The World Bank recently looked at Brazil’s competitiveness, in particular the business environment and logistics costs structure. In a report titled “The Brazilian Competitiveness Cliff”, published in February 2013, Otaviano Canuto, Matheus Cavallari, and José Guilherme Reis conclude “there are significant cost pressures and competitiveness issues affecting the industrial sector, not only with respect to foreign trade, but also domestically. The findings here support the hypothesis that the challenges to a better export performance are more linked to the supply-side agenda, rather than to export-promotion types of policy.”

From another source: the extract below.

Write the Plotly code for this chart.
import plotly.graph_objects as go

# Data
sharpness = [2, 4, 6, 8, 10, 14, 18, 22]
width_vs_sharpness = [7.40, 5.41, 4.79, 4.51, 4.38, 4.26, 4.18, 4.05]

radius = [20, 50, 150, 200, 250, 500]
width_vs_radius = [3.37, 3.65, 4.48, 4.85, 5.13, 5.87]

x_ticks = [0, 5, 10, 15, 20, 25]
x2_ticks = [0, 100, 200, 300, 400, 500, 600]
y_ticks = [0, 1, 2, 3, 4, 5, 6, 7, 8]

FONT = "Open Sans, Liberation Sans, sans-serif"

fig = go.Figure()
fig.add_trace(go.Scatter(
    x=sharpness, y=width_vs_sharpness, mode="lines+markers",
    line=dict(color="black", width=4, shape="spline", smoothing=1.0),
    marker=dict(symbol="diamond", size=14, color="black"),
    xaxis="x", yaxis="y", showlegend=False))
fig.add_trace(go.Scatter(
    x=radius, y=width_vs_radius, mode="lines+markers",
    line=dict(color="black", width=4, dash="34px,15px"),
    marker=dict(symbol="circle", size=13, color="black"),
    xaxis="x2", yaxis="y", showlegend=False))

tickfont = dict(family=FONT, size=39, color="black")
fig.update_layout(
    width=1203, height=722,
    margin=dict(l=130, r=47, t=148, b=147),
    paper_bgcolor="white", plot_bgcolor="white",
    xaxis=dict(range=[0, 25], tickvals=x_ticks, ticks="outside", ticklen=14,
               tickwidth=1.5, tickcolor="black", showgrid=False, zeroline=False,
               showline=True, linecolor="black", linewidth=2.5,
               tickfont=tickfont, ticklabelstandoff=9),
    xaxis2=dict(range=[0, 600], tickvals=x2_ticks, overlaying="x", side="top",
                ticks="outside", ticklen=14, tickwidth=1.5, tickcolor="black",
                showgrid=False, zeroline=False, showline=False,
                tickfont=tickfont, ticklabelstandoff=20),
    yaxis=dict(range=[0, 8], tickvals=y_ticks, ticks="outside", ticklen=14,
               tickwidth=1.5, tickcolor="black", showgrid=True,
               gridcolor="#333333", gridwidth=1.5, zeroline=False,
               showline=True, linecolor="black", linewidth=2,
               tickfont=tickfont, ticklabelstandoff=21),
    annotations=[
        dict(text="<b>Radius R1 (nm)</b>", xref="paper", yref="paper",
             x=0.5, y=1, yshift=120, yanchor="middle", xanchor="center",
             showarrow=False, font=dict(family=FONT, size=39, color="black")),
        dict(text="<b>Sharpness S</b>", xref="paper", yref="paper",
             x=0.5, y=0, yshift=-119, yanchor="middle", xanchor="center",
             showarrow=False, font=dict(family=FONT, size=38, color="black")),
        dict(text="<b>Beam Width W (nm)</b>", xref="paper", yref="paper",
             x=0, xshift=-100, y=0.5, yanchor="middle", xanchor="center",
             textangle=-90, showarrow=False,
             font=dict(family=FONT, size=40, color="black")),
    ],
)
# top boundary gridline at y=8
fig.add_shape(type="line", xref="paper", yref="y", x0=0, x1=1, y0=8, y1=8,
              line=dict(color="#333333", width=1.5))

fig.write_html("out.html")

The authors go on: “Considering the elements of declining competitiveness are essential to develop policies that will increase productivity and help Brazil to better compete globally and domestically. To strengthen industry productivity, broad measures to improve the efficiency of service sectors are critical. Thus, a wide effort on the supply side will be necessary, rather than just a short-term stimulus or focused policies favoring some export sectors. The combination of rising real average earnings and stagnant (or falling) labor productivity has harmed Brazil’s export competitiveness, particularly the industrial sector’s capacity to compete with imports. The sharp increase in unit labor costs partially explains that weakness, although only for recent quarters.

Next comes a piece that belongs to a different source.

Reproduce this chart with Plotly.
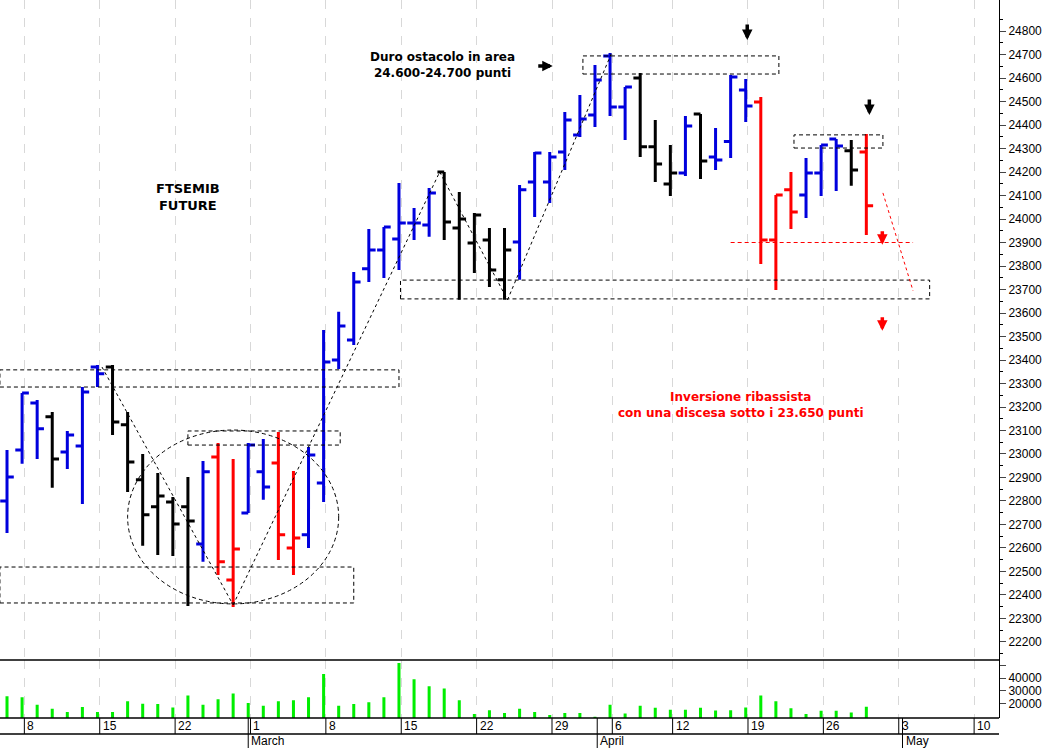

The appreciation of the real effective exchange rate was certainly not negligible in the last decade. Although a stronger currency is one of the elements behind the lower competitiveness in Brazilian exports, sluggish productivity performance and a real wage uptrend explain a significant part of the current overall loss of competitiveness.”
“Trade openness in Brazil is among the lowest in the world, considering the level of income per capita, Brazil still shows trade flow levels that are well below the predicted value. The business environment has not helped Brazil contend with stronger competition in global markets. The logistics infrastructure, which is widely recognized as inefficient and costly to Brazilian exports, as well as many other factors such as a very complex and costly tax system, have taken a toll on Brazilian firms. This diagnostic reinforces the importance of resuming the agenda of microeconomic reforms, increasing the investment-to-GDP ratio, and advancing toward a better-skilled human capital base. Promoting and rewarding productivity gains in a competitive economy, including the service sector, are the only options to accelerate growth and overcome possible middle-income growth traps.”
This report comes at time when the government seems intent on furthering its policy to pressure business into local procurement and local sourcing via new regulations imposed 'in synch' with tax reductions on products manufactured locally. The most recent change has been in relation to television, broadband and mobile internet businesses, all delivering goods to consumers. This affects not only television but also the emerging 4G market and Brazil's mobile handset manufacturers. Brazil imposes high tariffs on imports across diverse sectors, including automobiles, automotive parts, information technology and electronics, chemicals, plastics, industrial machinery, and textiles and apparel. By agreement, Brazil maintains higher tariffs than it's MERCOSUR partners on many tech/hi-tech items.